One of the finest carols written of late years is Miss Louise Imogen Guiney's Tryste Noel. It is deliberately archaic, and (for reasons hinted at above) I take deliberate archaism to be about the worst fault a modern carol-writer can commit. Also it lacks the fine simplicity of Christina Rossetti's In the bleak midwinter. I ought to dislike it, too, for its sophisticated close. Yet its curious rhythm and curious words haunt me in spite of all prejudice:—

"The Ox he openeth wide the Doore
And from the Snowe he calls her inne;
And he hath seen her smile therefore,
Our Ladye without sinne.
Now soone from Sleepe
A Starre shall leap,
And soone arrive both King and Hinde:
Amen, Amen;
But O the Place cou'd I but finde!

"The Ox hath husht his Voyce and bent
Trewe eye of Pity ore the Mow;
And on his lovelie Neck, forspent,
The Blessèd lays her Browe.
Around her feet
Full Warme and Sweete
His bowerie Breath doth meeklie dwell;
Amen, Amen;
But sore am I with vaine Travel!

"The Ox is Host in Juda's stall,
And Host of more than onely one,
For close she gathereth withal
Our Lorde, her little Sonne.
Glad Hinde and King
Their Gyfte may bring,
But wou'd to-night my Teares were there;
Amen, Amen;
Between her Bosom and His hayre!"

The days are short. I return from this Christmas ramble and find it high time to light the lamp and pull the curtains over my Cornish Window.

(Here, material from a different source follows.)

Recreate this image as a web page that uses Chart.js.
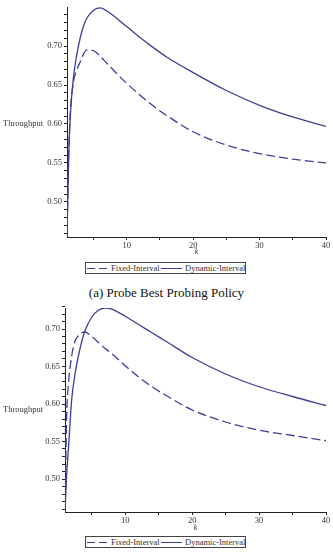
<!DOCTYPE html>
<html>

<head>
  <title>Throughput vs k</title>
  <script src="https://cdn.jsdelivr.net/npm/chart.js"></script>
  <style>
    body { margin: 0; background: #fff; font-family: 'Liberation Serif', 'DejaVu Serif', serif; }
    canvas { position: absolute; left: 0; }
    .ylab { position: absolute; left: 3px; font-size: 8.5px; color: #333; line-height: 10px; }
    .legend { position: absolute; left: 85px; width: 161px; height: 12px; border: 1px solid #444; box-sizing: border-box; font-size: 8.5px; color: #333; }
    .legend .txt { position: absolute; top: 0px; line-height: 10px; white-space: nowrap; }
    .legend .dash { position: absolute; top: 5px; width: 20px; height: 1.3px; background: repeating-linear-gradient(to right, #3c3f97 0 8px, transparent 8px 12px); }
    .legend .solid { position: absolute; top: 5px; width: 21px; height: 1.3px; background: #3c3f97; }
    .caption { position: absolute; left: 0; width: 333px; text-align: center; top: 285px; font-family: 'Liberation Serif', serif; font-size: 13px; color: #111; }
  </style>
</head>

<body>
  <canvas id="chartA" width="333" height="262" style="top:0px"></canvas>
  <div class="ylab" style="top:118px">Throughput</div>
  <div class="legend" style="top:262px">
    <div class="dash" style="left:1px"></div><div class="txt" style="left:25px">Fixed-Interval</div>
    <div class="solid" style="left:75px"></div><div class="txt" style="left:99px">Dynamic-Interval</div>
  </div>
  <div class="caption">(a) Probe Best Probing Policy</div>

  <canvas id="chartB" width="333" height="234" style="top:300px"></canvas>
  <div class="ylab" style="top:404px">Throughput</div>
  <div class="legend" style="top:536px">
    <div class="dash" style="left:1px"></div><div class="txt" style="left:25px">Fixed-Interval</div>
    <div class="solid" style="left:75px"></div><div class="txt" style="left:99px">Dynamic-Interval</div>
  </div>

  <script>
    // k values (same sample points for every series)
    var kValues = [1, 1.25, 1.5, 2, 2.5, 3, 3.5, 4, 5, 6, 7, 8, 10, 12, 14, 16, 20, 25, 30, 35, 40];

    // (a) top chart
    var fixedA = [0.455, 0.56, 0.615, 0.655, 0.670, 0.680, 0.690, 0.695, 0.694, 0.687, 0.678, 0.669,
      0.652, 0.637, 0.623, 0.611, 0.590, 0.573, 0.562, 0.555, 0.550];
    var dynamicA = [0.455, 0.555, 0.61, 0.662, 0.690, 0.711, 0.726, 0.736, 0.746, 0.749, 0.745, 0.739,
      0.725, 0.711, 0.698, 0.686, 0.666, 0.643, 0.624, 0.609, 0.597];

    // (b) bottom chart
    var fixedB = [0.456, 0.585, 0.625, 0.664, 0.684, 0.691, 0.695, 0.696, 0.690, 0.682, 0.674, 0.667,
      0.651, 0.636, 0.623, 0.612, 0.592, 0.576, 0.565, 0.558, 0.551];
    var dynamicB = [0.456, 0.507, 0.538, 0.606, 0.640, 0.664, 0.683, 0.698, 0.716, 0.725, 0.728, 0.7265,
      0.717, 0.706, 0.695, 0.684, 0.662, 0.640, 0.623, 0.610, 0.598];

    // tick marks and labels
    var xTicks = [5, 10, 15, 20, 25, 30, 35, 40];
    var xTickLabels = [10, 20, 30, 40];
    var yTicks = [0.46, 0.47, 0.48, 0.49, 0.50, 0.51, 0.52, 0.53, 0.54, 0.55, 0.56, 0.57, 0.58, 0.59,
      0.60, 0.61, 0.62, 0.63, 0.64, 0.65, 0.66, 0.67, 0.68, 0.69, 0.70, 0.71, 0.72, 0.73, 0.74];
    var yTickLabels = ['0.50', '0.55', '0.60', '0.65', '0.70'];

    var lineColor = '#3c3f97';
    var tickFont = { family: 'Liberation Serif', size: 8.5 };

    function points(ys) {
      return kValues.map(function (k, i) { return { x: k, y: ys[i] }; });
    }

    function makeChart(id, fixed, dynamic, yMin, yMax, lay) {
      var ctx = document.getElementById(id).getContext('2d');
      return new Chart(ctx, {
        type: 'line',
        data: {
          datasets: [{
            label: 'Fixed-Interval',
            data: points(fixed),
            borderColor: lineColor,
            borderWidth: 1.3,
            borderDash: [9, 4],
            pointRadius: 0,
            cubicInterpolationMode: 'monotone'
          }, {
            label: 'Dynamic-Interval',
            data: points(dynamic),
            borderColor: lineColor,
            borderWidth: 1.3,
            pointRadius: 0,
            cubicInterpolationMode: 'monotone'
          }]
        },
        options: {
          responsive: false,
          animation: false,
          layout: { padding: { top: lay.top, right: 7, left: 0, bottom: 0 } },
          plugins: { legend: { display: false }, tooltip: { enabled: false } },
          scales: {
            x: {
              type: 'linear',
              min: 1,
              max: 40,
              afterBuildTicks: function (s) { s.ticks = xTicks.map(function (v) { return { value: v }; }); },
              afterFit: function (s) { s.height = lay.xh; },
              border: { color: '#222', width: 1 },
              grid: { drawOnChartArea: false, drawTicks: true, tickLength: 3, color: '#222' },
              ticks: {
                font: tickFont,
                color: '#333',
                padding: 1,
                maxRotation: 0,
                autoSkip: false,
                callback: function (v) { return xTickLabels.indexOf(v) >= 0 ? String(v) : ''; }
              },
              title: {
                display: true,
                text: 'k',
                color: '#333',
                font: { family: 'Liberation Serif', size: 8, style: 'italic' },
                padding: { top: 0, bottom: lay.kpad }
              }
            },
            y: {
              min: yMin,
              max: yMax,
              afterBuildTicks: function (s) { s.ticks = yTicks.map(function (v) { return { value: v }; }); },
              afterFit: function (s) { s.width = lay.yw; },
              border: { color: '#222', width: 1 },
              grid: { drawOnChartArea: false, drawTicks: true, tickLength: 3, color: '#222' },
              ticks: {
                font: tickFont,
                color: '#333',
                padding: 2,
                autoSkip: false,
                callback: function (v) {
                  var s = v.toFixed(2);
                  return yTickLabels.indexOf(s) >= 0 ? s : '';
                }
              }
            }
          }
        }
      });
    }

    makeChart('chartA', fixedA, dynamicA, 0.455, 0.75, { top: 7, xh: 25, yw: 67, kpad: 5 });
    makeChart('chartB', fixedB, dynamicB, 0.456, 0.728, { top: 8, xh: 22, yw: 65, kpad: 1 });
  </script>
</body>

</html>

"The days are sad—it is the Holy tide:
The Winter morn is short, the Night is long;
So let the lifeless Hours be glorified
With deathless thoughts and echo'd in sweet song:
And through the sunset of this purple cup
They will resume the roses of their prime,
And the old Dead will hear us and wake up,
Pass with dim smiles and make our hearts sublime!"

Friends dead and friends afar—I remember you at this season, here with the log on the hearth, the holly around the picture frames and the wine at my elbow. One glass in especial to you, my old friend in the far north!—


"Friend, old friend in the manse by the fireside sitting,
Hour by hour while the grey ash drips from the log.
You with a book on your knee, your wife with her knitting,
Silent both, and between you, silent, the dog—

"Silent here in the south sit I, and, leaning,
One sits watching the fire, with chin upon hand,
Gazes deep in its heart—but ah! its meaning
Rather I read in the shadows and understand.

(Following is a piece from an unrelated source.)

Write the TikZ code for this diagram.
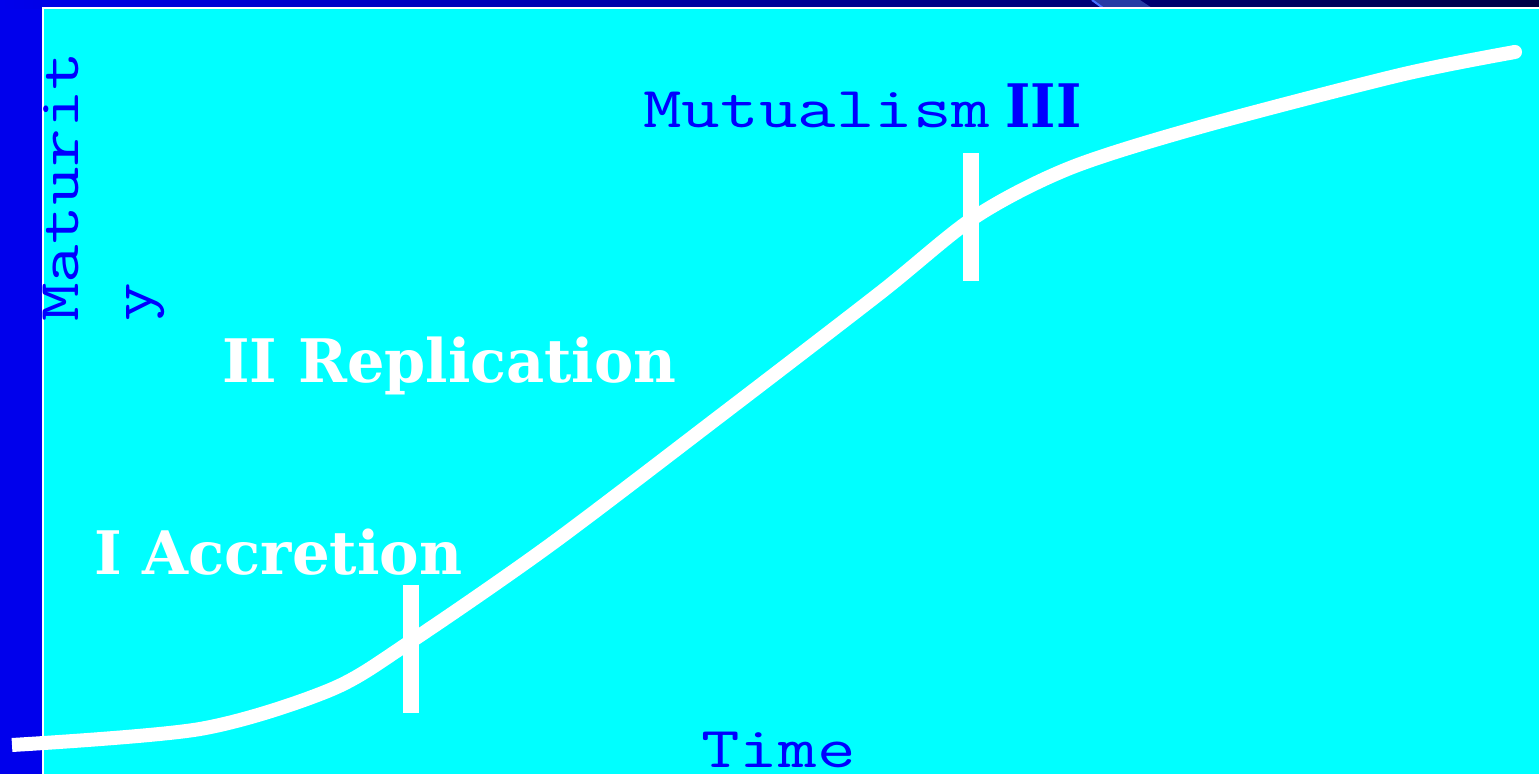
\documentclass[tikz,border=0pt]{standalone}
\usepackage{fontspec}
\usepackage{graphicx}
\newfontfamily\slabf{DejaVu Serif}
\definecolor{stripblue}{RGB}{0,0,236}
\definecolor{navyend}{RGB}{0,0,70}
\definecolor{bgcyan}{RGB}{0,255,255}
\definecolor{txtblue}{RGB}{0,0,255}
\definecolor{diagfill}{RGB}{40,60,165}
\definecolor{diagedge}{RGB}{70,110,255}
\newcommand{\monotxt}[1]{\scalebox{1.29}[1]{#1}}
\tikzset{
  monolabel/.style={font=\ttfamily\fontsize{29}{34}\selectfont, text=txtblue, inner sep=0pt, anchor=base west},
  phaselabel/.style={font=\slabf\bfseries\fontsize{30}{36}\selectfont, text=white, inner sep=0pt, anchor=base west},
  romanlabel/.style={font=\slabf\bfseries\fontsize{30}{36}\selectfont, text=txtblue, inner sep=0pt, anchor=base west},
  curveline/.style={draw=white, line width=7pt, line cap=butt, line join=round},
  tickline/.style={draw=white, line width=8pt, line cap=butt}
}
\begin{document}
\begin{tikzpicture}[x=0.5pt,y=-0.5pt]
\useasboundingbox (0,0) rectangle (1539,774);
% background
\fill[stripblue] (0,0) rectangle (1539,774);
\shade[left color=stripblue, right color=navyend] (0,0) rectangle (1539,8.5);
\fill[diagfill] (1092,0) -- (1140,0) -- (1152,8) -- (1103,8) -- cycle;
\draw[diagedge, line width=1pt] (1092,0) -- (1103,8);
\filldraw[fill=bgcyan, draw=white, line width=1pt] (42.5,8.5) rectangle (1545,780);
% curve
\coordinate (cstart) at (12,745);
\coordinate (cend) at (1515,52);
\draw[curveline] plot[smooth, tension=0.5] coordinates {
 (12,745) (200,729) (330,690) (410,642) (550,545) (720,416) (880,293)
 (975,217) (1070,168) (1200,127) (1400,75) (1515,52)};
\fill[white] (cend) circle (7);
% ticks
\coordinate (t1a) at (411,585);
\coordinate (t1b) at (411,713);
\coordinate (t2a) at (971,153);
\coordinate (t2b) at (971,281);
\draw[tickline] (t1a) -- (t1b);
\draw[tickline] (t2a) -- (t2b);
% labels
\node[monolabel, rotate=90] (mat) at (78,322) {\monotxt{Maturit}};
\node[monolabel, rotate=90] (maty) at (151,322) {\monotxt{y}};
\node[monolabel] (mut) at (643,128) {\monotxt{Mutualism}};
\node[romanlabel] (three) at (1005,128) {\resizebox{38pt}{\height}{III}};
\node[monolabel] (time) at (701,768) {\monotxt{Time}};
\node[phaselabel] (rep) at (222,383) {\resizebox{227pt}{\height}{II Replication}};
\node[phaselabel] (acc) at (94,575) {\resizebox{184pt}{\height}{I Accretion}};
\end{tikzpicture}
\end{document}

"Dear, kind, she is; and daily dearer, kinder,
Love shuts the door on the lamp and our two selves:
Not my stirring awakened the flame that behind her
Lit up a name in the leathern dusk of the shelves.

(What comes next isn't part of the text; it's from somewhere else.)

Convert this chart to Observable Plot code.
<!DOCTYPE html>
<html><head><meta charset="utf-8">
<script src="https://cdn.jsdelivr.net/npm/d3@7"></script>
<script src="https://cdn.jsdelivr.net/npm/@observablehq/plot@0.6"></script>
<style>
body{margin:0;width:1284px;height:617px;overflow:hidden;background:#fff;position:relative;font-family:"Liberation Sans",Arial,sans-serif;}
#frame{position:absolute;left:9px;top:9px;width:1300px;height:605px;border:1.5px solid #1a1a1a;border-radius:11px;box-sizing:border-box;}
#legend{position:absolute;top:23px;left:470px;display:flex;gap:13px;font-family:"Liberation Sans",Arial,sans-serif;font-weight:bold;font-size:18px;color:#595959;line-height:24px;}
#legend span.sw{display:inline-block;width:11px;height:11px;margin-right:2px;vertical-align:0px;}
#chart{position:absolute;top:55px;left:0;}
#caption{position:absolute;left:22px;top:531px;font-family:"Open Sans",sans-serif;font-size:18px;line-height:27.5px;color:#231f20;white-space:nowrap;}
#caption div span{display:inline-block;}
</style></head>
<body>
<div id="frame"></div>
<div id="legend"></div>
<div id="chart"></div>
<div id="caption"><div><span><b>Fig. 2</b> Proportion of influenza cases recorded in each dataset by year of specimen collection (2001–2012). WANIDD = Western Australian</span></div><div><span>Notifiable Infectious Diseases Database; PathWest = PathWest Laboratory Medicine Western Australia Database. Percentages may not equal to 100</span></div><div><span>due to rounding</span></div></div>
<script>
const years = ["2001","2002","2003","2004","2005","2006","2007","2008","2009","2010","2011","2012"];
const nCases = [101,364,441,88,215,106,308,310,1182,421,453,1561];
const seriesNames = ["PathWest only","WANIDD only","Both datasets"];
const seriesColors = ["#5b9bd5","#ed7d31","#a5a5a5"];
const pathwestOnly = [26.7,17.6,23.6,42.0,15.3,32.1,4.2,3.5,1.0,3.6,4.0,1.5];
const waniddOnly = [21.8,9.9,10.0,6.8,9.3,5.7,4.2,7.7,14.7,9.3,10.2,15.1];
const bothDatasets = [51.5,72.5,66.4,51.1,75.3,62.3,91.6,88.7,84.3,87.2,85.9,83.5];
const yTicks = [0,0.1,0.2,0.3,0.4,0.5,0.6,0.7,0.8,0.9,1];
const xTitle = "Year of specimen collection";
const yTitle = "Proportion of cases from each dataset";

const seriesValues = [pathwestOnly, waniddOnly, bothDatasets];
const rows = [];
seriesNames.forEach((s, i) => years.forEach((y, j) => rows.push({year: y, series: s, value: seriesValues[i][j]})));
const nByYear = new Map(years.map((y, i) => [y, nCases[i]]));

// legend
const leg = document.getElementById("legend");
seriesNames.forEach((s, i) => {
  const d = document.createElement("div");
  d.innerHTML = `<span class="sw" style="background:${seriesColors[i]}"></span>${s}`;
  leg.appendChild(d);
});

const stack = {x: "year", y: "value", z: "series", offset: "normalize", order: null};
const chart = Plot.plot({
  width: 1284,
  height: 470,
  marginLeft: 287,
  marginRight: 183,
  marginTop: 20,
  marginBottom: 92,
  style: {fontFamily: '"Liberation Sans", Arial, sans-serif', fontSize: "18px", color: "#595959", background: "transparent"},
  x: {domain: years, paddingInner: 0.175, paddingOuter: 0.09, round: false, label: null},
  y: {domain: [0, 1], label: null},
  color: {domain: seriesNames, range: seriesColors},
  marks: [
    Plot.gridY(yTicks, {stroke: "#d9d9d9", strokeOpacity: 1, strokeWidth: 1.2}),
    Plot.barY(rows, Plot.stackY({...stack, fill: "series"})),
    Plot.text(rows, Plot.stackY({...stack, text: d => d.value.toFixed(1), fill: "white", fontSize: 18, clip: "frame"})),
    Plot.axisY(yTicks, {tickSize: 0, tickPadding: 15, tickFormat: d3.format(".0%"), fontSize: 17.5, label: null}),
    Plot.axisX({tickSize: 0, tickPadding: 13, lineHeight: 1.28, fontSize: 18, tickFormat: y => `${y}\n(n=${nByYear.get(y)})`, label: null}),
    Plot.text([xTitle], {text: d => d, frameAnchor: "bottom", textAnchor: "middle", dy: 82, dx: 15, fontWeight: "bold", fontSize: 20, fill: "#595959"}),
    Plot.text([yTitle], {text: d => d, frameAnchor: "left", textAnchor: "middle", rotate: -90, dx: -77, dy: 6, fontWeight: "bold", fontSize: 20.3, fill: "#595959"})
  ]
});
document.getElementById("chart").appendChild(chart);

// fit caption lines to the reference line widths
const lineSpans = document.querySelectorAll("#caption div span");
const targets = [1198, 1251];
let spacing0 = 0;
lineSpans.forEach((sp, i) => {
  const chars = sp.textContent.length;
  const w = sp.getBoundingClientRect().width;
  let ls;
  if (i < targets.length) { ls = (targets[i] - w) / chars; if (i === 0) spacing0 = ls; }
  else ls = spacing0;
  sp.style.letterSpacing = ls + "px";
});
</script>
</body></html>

"Veterans are my books, with tarnished gilding:
Yet there is one gives back to the winter grate
Gold of a sunset flooding a college building,
Gold of an hour I waited—as now I wait—

"For a light step on the stair, a girl's low laughter,
Rustle of silks, shy knuckles tapping the oak,
Dinner and mirth upsetting my rooms, and, after,
Music, waltz upon waltz, till the June day broke.

"Where is her laughter now? Old tarnished covers—
You that reflect her with fresh young face unchanged—
Tell that we met, that we parted, not as lovers:
Time, chance, brought us together, and these estranged.

"Loyal we were to the mood of the moment granted,
Bruised not its bloom, but danced on the wave of its joy;
Passion, wisdom, fell back like a wall enchanted
Ringing a floor for us both—Heaven for the boy!

"Where is she now? Regretted not, though departed,
Blessings attend and follow her all her days!
—Look to your hound: he dreams of the hares he started,
Whines, and awakes, and stretches his limbs to the blaze.

"Far old friend in the manse, by the grey ash peeling
Flake by flake from the heat in the Yule log's core,
Look past the woman you love—On wall and ceiling
Climbs not a trellis of roses—and ghosts—o' yore?

"Thoughts, thoughts! Whistle them back like hounds returning—
Mark how her needles pause at a sound upstairs.
Time for bed, and to leave the log's heart burning!
Give ye good-night, but first thank God in your prayers!"